======== DATA SECTION

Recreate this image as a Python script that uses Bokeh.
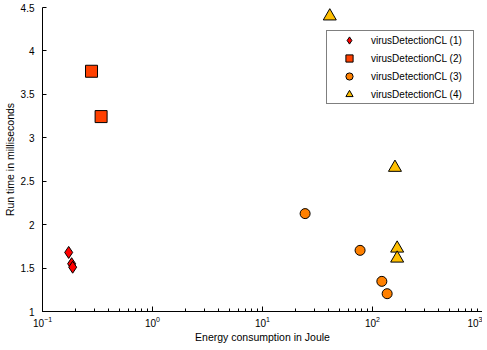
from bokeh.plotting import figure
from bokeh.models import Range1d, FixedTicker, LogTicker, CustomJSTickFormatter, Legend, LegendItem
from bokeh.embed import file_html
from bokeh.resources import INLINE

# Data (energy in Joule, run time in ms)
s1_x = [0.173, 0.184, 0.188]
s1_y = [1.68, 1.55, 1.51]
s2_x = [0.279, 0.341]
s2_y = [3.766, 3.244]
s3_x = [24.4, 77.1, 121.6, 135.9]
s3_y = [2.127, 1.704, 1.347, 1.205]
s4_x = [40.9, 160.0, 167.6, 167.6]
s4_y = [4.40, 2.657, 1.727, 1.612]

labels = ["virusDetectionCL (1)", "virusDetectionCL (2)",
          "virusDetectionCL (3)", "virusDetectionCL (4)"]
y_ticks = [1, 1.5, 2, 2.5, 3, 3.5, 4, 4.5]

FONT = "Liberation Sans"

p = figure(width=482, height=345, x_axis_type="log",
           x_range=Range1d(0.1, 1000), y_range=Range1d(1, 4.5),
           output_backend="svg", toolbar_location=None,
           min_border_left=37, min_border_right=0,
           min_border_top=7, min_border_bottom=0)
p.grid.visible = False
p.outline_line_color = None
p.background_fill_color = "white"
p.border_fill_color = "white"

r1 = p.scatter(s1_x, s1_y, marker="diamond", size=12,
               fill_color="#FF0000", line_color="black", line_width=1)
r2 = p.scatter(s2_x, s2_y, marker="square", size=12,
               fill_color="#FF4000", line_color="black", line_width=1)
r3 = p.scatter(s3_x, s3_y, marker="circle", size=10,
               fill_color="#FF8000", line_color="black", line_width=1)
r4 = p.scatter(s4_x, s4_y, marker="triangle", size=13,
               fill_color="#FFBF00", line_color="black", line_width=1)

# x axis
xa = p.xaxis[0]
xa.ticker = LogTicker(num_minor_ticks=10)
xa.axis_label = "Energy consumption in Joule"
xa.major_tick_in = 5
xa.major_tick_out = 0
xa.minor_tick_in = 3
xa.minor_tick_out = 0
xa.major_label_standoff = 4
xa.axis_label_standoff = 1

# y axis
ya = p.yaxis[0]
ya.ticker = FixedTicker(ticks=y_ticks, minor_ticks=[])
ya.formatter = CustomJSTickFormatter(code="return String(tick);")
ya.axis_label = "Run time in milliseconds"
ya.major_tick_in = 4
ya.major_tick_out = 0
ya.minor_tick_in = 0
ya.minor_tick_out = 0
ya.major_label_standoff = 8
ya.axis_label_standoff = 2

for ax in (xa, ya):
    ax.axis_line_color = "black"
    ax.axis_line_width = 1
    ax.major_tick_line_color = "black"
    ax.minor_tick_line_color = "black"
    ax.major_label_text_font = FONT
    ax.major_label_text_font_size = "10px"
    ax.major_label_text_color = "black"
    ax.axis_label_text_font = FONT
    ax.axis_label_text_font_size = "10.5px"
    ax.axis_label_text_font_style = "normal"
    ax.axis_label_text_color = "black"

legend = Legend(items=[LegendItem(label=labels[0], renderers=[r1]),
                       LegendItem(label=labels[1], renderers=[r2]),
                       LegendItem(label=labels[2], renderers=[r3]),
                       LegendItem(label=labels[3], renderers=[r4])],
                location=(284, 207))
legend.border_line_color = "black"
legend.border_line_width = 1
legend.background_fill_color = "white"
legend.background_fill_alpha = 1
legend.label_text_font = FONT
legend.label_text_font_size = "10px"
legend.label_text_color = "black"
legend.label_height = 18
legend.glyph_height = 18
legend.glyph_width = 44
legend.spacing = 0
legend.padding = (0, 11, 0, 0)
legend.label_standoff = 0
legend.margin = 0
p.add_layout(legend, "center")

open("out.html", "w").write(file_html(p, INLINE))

================

### TASK DIRECTIONS
Please repeat exactly the data above from its first line to the line that contains "y_ticks = [1, 1.5, 2, 2.5, 3, 3.5, 4, 4.5]", inclusive, and leave every picture out.

### FINAL RESULT
Recreate this image as a Python script that uses Bokeh.
from bokeh.plotting import figure
from bokeh.models import Range1d, FixedTicker, LogTicker, CustomJSTickFormatter, Legend, LegendItem
from bokeh.embed import file_html
from bokeh.resources import INLINE

# Data (energy in Joule, run time in ms)
s1_x = [0.173, 0.184, 0.188]
s1_y = [1.68, 1.55, 1.51]
s2_x = [0.279, 0.341]
s2_y = [3.766, 3.244]
s3_x = [24.4, 77.1, 121.6, 135.9]
s3_y = [2.127, 1.704, 1.347, 1.205]
s4_x = [40.9, 160.0, 167.6, 167.6]
s4_y = [4.40, 2.657, 1.727, 1.612]

labels = ["virusDetectionCL (1)", "virusDetectionCL (2)",
          "virusDetectionCL (3)", "virusDetectionCL (4)"]
y_ticks = [1, 1.5, 2, 2.5, 3, 3.5, 4, 4.5]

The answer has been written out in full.